IEEE Transactions on Circuits and Systems | 2014
Shidhartha Das; Ganesh S. Dasika; Karthik Shivashankar; David Michael Bull
Dynamic adaptation using Razor-based detection and correction of timing errors has demonstrated substantial improvements in performance and energy-efficiency in microprocessors. In this work, we apply Razor to hardware accelerators that find increasing application in System-on-Chip designs with high-performance requirements that must be delivered under stringent power budgets. We describe the implementation and silicon measurement results from a Razor-based hardware loop-accelerator (RZLA), implementing the Sobel edge-detection algorithm.

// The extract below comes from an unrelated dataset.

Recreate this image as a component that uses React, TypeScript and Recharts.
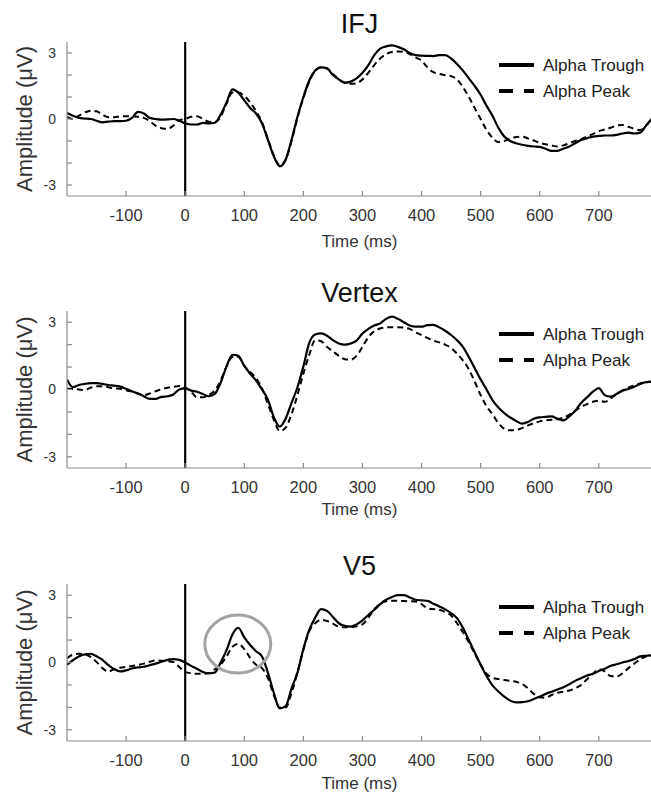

Unlike in microprocessors, the RZLA pipeline is datapath-dominated with statically-scheduled control that has queue-based storage structures which are simply extended to support check-pointing and recovery. We exploit these characteristics typical of DSP and image-processing accelerators to implement Razor recovery in manner that is amenable to RTL validation and verification. We show a low-overhead pulsed-latch based Razor Flip-flop (RFF) architecture that adds only a single extra transistor on clock to minimize clock power overhead. The RFF is deployed in conjunction with a level-sensitive latch-insertion based algorithm to address the minimum-delay constraint present in all Razor systems. This algorithm enables the use of 50% of the clock period for timing speculation leading to robust error detection and correction across a wide dynamic voltage- and frequency-scaling range. Fabricated in 65 nm CMOS, the RZLA reclaims voltage margins to demonstrate 34% energy-efficiency improvements on a per-device basis and 33% overall, for the entire batch of devices at 1 GHz operation.